O MPF afirma que a J Queiroz Silva recebeu o valor milionário por “serviços simulados”. Ela foi contratada por R$ 2,8 milhões para instalar circuito fechado de TV e para fazer manutenção de um lago e três tanques berçários, mas apenas instalou o circuito (R$ 350 mil) e construiu o lago (R$ 157 mil), gerando prejuízo de R$ 2,3 milhões aos cofres públicos.
Na denúncia, o procurador da República Alexandre Jabur, que atuou nas investigações do caso, considerou depoimento de Alexandre Viriato Pacheco à CGU (Controladoria-Geral da União). Segundo a instituição, o empresário declarou que recebia apenas 30% do dinheiro registrado nas notas fiscais, e a maior parte (70%) voltava para Mouhamad.
No segundo caso, o MPF relata que a empresa Moema Comunicação, que também era controlada por Alexandre Viriato Pacheco, foi contratada por R$ 256 mil para promover a festa de aniversário de um ano do CRDQ, no dia 7 de abril de 2015. O evento, conforme a denúncia, além de não ter finalidade pública, tinha valor superfaturado.

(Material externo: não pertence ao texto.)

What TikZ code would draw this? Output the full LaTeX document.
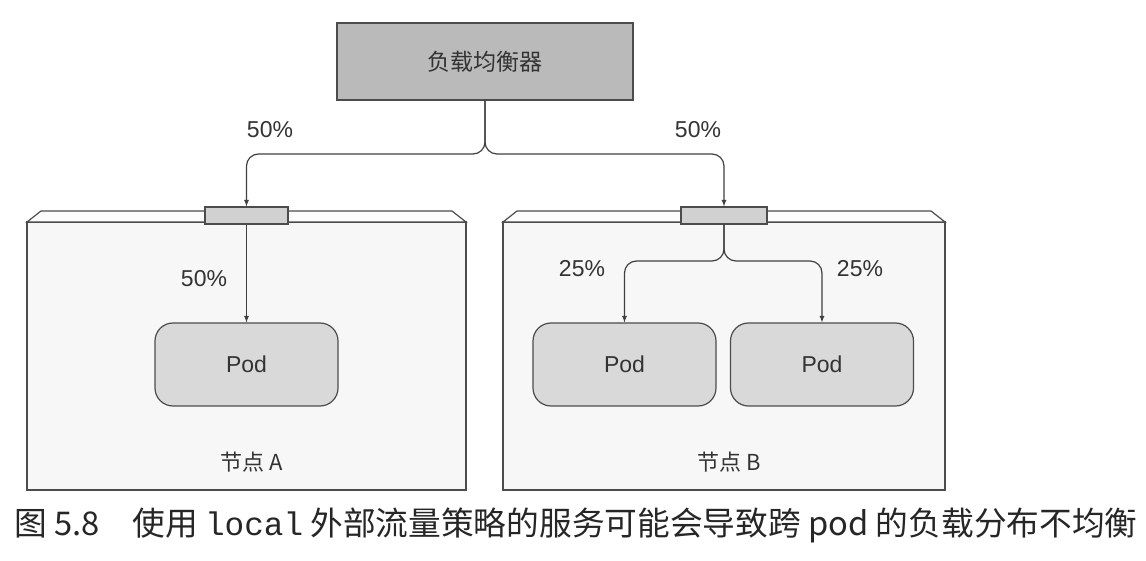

“Apenas em razão da ausência de finalidade pública, já está caracterizado o crime de peculato-desvio e o dano ao erário no montante original de R$ 256.850,40. A despeito disso, não se pode olvidar a existência de superfaturamento na nota fiscal, seguindo o rito explicado por Alexandre V. Pacheco [divisão de 70% para Mouhamad e 30% para a empresa]”, diz trecho da denúncia.